Our choices at the end were threefold: north to an anchorage behind Cumberland Island, west up the St. Marys River or south to Fernandina Beach on the back side of Amelia Island, whose paper plant runs day and night and lights up the area at night for miles.
We chose Fernandina because our friends Dean and Susan of Autumn Borne were here, but plan to visit the other two locations in the next week. We took a mooring, our first mooring since we left the Harlem on October 8, grabbing it at about 7:30 am. The next hour, before breakfast, was devoted to putting away all of the stuff needed for an overnight passage and lowering and pumping up the dinghy. We are in FLORIDA at last! But it is still cold.

Well what to do all day? Lene liked the idea of my going ashore and leaving her with the kitties. On our way through the entrance from the sea we passed Fort Clinch on the northern tip of Amelia Island. A good place to explore, but, I was to learn that it was a far piece. A little more than a mile eastward on Atlantic Avenue, which runs the width of Amelia Island to the Atlantic,and then, after entry to the State Park that contains the fort, three more miles north through beautiful woods with nature trails, camp sites, observation points, a fishing pier and bike trails. I hitched a ride after about half a mile, with a man who it turns out is a park employee.
The fort, like many, was built after the British had bombed our cities in the War of 1812, but unlike most of those in the northeast, it was the scene of historic events, though minor ones, in later wars. It has a commanding position at the mouth of the St. Marys River, through which we had sailed this morning.
It was not quite finished when the Civil War began and the Union Army scrambled to try to get it ready but it was taken by the confederacy, without a shot being fired and surrendered to the North by General Lee, who gave up all of Florida to concentrate his forces in more strategic areas elsewhere. Fearing attack by the Spanish, it was again prepared, somewhat, during the Spanish American War, but that was the type of war we have sought but not obtained ever since: a decisive victory and over in a few months. So Fort Clinch was again not ready in time, and also, the Spanish were in no position to attack. And it was a Coast Guard observation base in the World Wars. It became a State Park and the fort was restored somewhat by the Civilian Conservation Corps, during the depression.
You can see the larger bricks in the lower half of the construction before the Civil war, with the second story added later of smaller bricks.

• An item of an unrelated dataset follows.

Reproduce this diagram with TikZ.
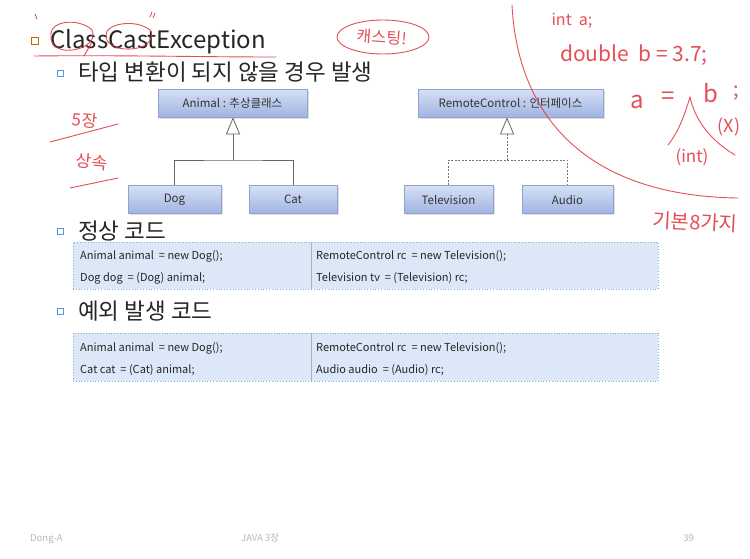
\documentclass[tikz,border=0pt]{standalone}
\usepackage{fontspec}
\setmainfont{Noto Sans CJK KR}
\newfontfamily\penfont{Noto Sans CJK KR}
\usetikzlibrary{arrows.meta,shadows,calc}
\definecolor{boxtop}{HTML}{D6E0F4}
\definecolor{boxbot}{HTML}{9FB4E2}
\definecolor{boxline}{HTML}{8EA3CF}
\definecolor{tabfill}{HTML}{DCE8F8}
\definecolor{tabline}{HTML}{7FAFD6}
\definecolor{inkred}{HTML}{E0303A}
\definecolor{foot}{HTML}{B8B8B8}
\begin{document}
\begin{tikzpicture}[x=1pt,y=-1pt,
  classbox/.style={draw=boxline, line width=0.6pt, top color=boxtop, bottom color=boxbot,
    drop shadow={shadow xshift=1.5pt, shadow yshift=-1.5pt, opacity=0.25},
    minimum height=28pt, inner sep=0pt, font=\fontsize{11.5}{13}\selectfont, text=black!80},
  inherit/.style={draw=black!60, line width=0.8pt},
  realize/.style={draw=black!55, line width=0.8pt, dash pattern=on 2pt off 1.5pt},
  opentri/.style={-{Triangle[open, length=17pt, width=14pt, line width=0.8pt]}},
  codetab/.style={draw=tabline, dotted, line width=0.8pt, fill=tabfill},
  code/.style={anchor=base west, inner sep=0pt, font=\fontsize{11}{13}\selectfont, text=black!85},
  headline/.style={anchor=base west, inner sep=0pt, text=black!85},
  bullet/.style={draw, line width=0.9pt, minimum size=6pt, inner sep=0pt},
  pen/.style={draw=inkred, line width=0.9pt, opacity=0.85, line cap=round},
  penlabel/.style={text=inkred, opacity=0.85, inner sep=0pt, font=\penfont\fontsize{#1}{#1}\selectfont},
  footer/.style={text=foot, inner sep=0pt, font=\fontsize{9.5}{11}\selectfont}]

\useasboundingbox[fill=white] (0,0) rectangle (750,558);

% headings
\node[bullet, draw=orange!80!black, minimum size=7pt] (b0) at (34.5,40.5) {};
\node[headline, font=\fontsize{24}{28}\selectfont] (title) at (50,48) {ClassCastException};
\node[bullet, draw=cyan!60!blue!70] (b1) at (60,73) {};
\node[headline, font=\fontsize{22.5}{26}\selectfont] (sub1) at (78,80) {타입 변환이 되지 않을 경우 발생};

% class hierarchy
\node[classbox, minimum width=149pt] (animal) at (232.5,103) {Animal : 추상클래스};
\node[classbox, minimum width=93pt] (dog) at (174.5,199.5) {Dog};
\node[classbox, minimum width=88pt] (cat) at (293,199.5) {Cat};
\coordinate (aj) at (233,160);
\draw[inherit] (dog.north) |- (aj) -| (cat.north);
\draw[inherit, opentri] (aj) -- (aj |- animal.south);

% interface hierarchy
\node[classbox, minimum width=185pt] (remote) at (510.5,103) {RemoteControl : 인터페이스};
\node[classbox, minimum width=89pt] (tv) at (448.5,199.5) {Television};
\node[classbox, minimum width=91pt] (audio) at (567.5,199.5) {Audio};
\coordinate (rj) at (507,160);
\coordinate (rk) at (507,135);
\draw[realize] (tv.north) |- (rj) -| (audio.north);
\draw[realize] (rj) -- (rk);
\draw[inherit, opentri] (rk) -- (rk |- remote.south);

% normal code
\node[bullet, draw=cyan!60!blue!70] (b2) at (60,231) {};
\node[headline, font=\fontsize{22.5}{26}\selectfont] (sub2) at (78,239) {정상 코드};
\node[codetab, minimum width=585pt, minimum height=47pt, inner sep=0pt] (tab1) at (365.5,265.5) {};
\draw[draw=black!30, line width=0.6pt] (311,242) -- (311,289);
\node[code] (t1a) at (80,259) {Animal animal \ = new Dog();};
\node[code] (t1b) at (80,281) {Dog dog \ = (Dog) animal;};
\node[code] (t1c) at (316,259) {RemoteControl rc \ = new Television();};
\node[code] (t1d) at (316,281) {Television tv \ = (Television) rc;};

% exception code
\node[bullet, draw=cyan!60!blue!70] (b3) at (60,311) {};
\node[headline, font=\fontsize{22.5}{26}\selectfont] (sub3) at (78,319) {예외 발생 코드};
\node[codetab, minimum width=585pt, minimum height=48pt, inner sep=0pt] (tab2) at (365.5,357) {};
\draw[draw=black!30, line width=0.6pt] (311,333) -- (311,381);
\node[code] (t2a) at (80,351) {Animal animal \ = new Dog();};
\node[code] (t2b) at (80,373) {Cat cat \ = (Cat) animal;};
\node[code] (t2c) at (316,351) {RemoteControl rc \ = new Television();};
\node[code] (t2d) at (316,373) {Audio audio \ = (Audio) rc;};

% footer
\node[footer, anchor=base west] (f1) at (30,541) {Dong-A};
\node[footer, anchor=base west] (f2) at (241,541) {JAVA 3장};
\node[footer, anchor=base east] (f3) at (694,541) {39};

% handwritten notes
\draw[pen] (512,5) .. controls (518,120) and (590,196) .. (738,198);
\draw[pen] (51,35) .. controls (50,20) and (80,18) .. (92,30) .. controls (98,42) and (80,52) .. (64,50) .. controls (54,48) and (50,42) .. (51,35);
\draw[pen] (92,42) -- (84,56);
\draw[pen] (106,36) .. controls (104,24) and (135,18) .. (150,30) .. controls (156,40) and (145,50) .. (125,49) .. controls (112,48) and (106,42) .. (106,36);
\draw[pen] (35,14) -- (37,19);
\draw[pen] (152,12) -- (150,17);
\draw[pen] (155,13) -- (153,18);
\draw[pen] (34,56) .. controls (120,55) and (200,57) .. (276,57);
\draw[pen] (383,37) ellipse [x radius=46, y radius=17];
\node[penlabel=16, rotate=-4] (cast) at (382,37) {캐스팅!};
\node[penlabel=17, rotate=-5] (ch5) at (85,120) {5장};
\draw[pen] (50,142) -- (118,124);
\node[penlabel=17, rotate=-5] (inh) at (92,162) {상속};
\draw[pen] (70,188) -- (118,178);
\node[penlabel=16] (na) at (572,21) {int \ a;};
\node[penlabel=21] (nb) at (634,55) {double \ b = 3.7;};
\node[penlabel=24] (nc1) at (637,102) {a};
\node[penlabel=24] (nc2) at (668,98) {=};
\node[penlabel=24] (nc3) at (711,93) {b};
\node[penlabel=20] (nc4) at (736,93) {;};
\draw[pen] (668,145) .. controls (680,130) and (686,110) .. (690,97) .. controls (695,120) and (710,140) .. (735,155);
\node[penlabel=18] (nx) at (729,127) {(X)};
\node[penlabel=17] (ni) at (692,157) {(int)};
\node[penlabel=20, rotate=-3] (n8) at (695,222) {기본8가지};
\end{tikzpicture}
\end{document}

What made the visit memorable was the performance of Henry Work, a talented artist, in costume as a non-combatant who showed us arms, the infirmary, the storehouse and played the fife. He is a volunteer and has also volunteered to do such a gig at the fort in the Dry Tortugas if the National Park Service accepts his generous offer. I hope they do.








I got to talking with fellow tourists, Norma and Pierre, a retired couple from Montreal who tour the US almost six months each year in their truck drawn trailer. Such nomads are a lot like us, driving land yachts, sharing camaraderie and information with fellow travelers but unlike sailors, they can see the interior of the nation too. They drove me to see their campsite ($25 per night, compared to our mooring at $20) and then back to the marina, where I dinked back to the boat after buying fish, per the Admiral's orders.


Aboard were Dean and Susan who had brought a bottle of red. We spent a pleasant few hours together before each couple cooked its own dinner on its own boat.











.




Wednesday, November 19, 2014

November 18 -19 -- Beaufort to Harbor Town on Hilton Head and Lay Day There-- 23.2 NM

I had planned to leave Beaufort at 2 p.m. on the 18th and arrive in an anchorage off Cumberland Island in the St. Mary's, Florida area about 10 a.m. on the 19th. But the Admiral was wiser in light of predicted 29 degree temperature at night, so we made the short hop in the ICW to Hilton Head and put in to its Harbor Town Yacht Basin, in the Sea Pines Resort, where in addition to golf and a health club, they have heat.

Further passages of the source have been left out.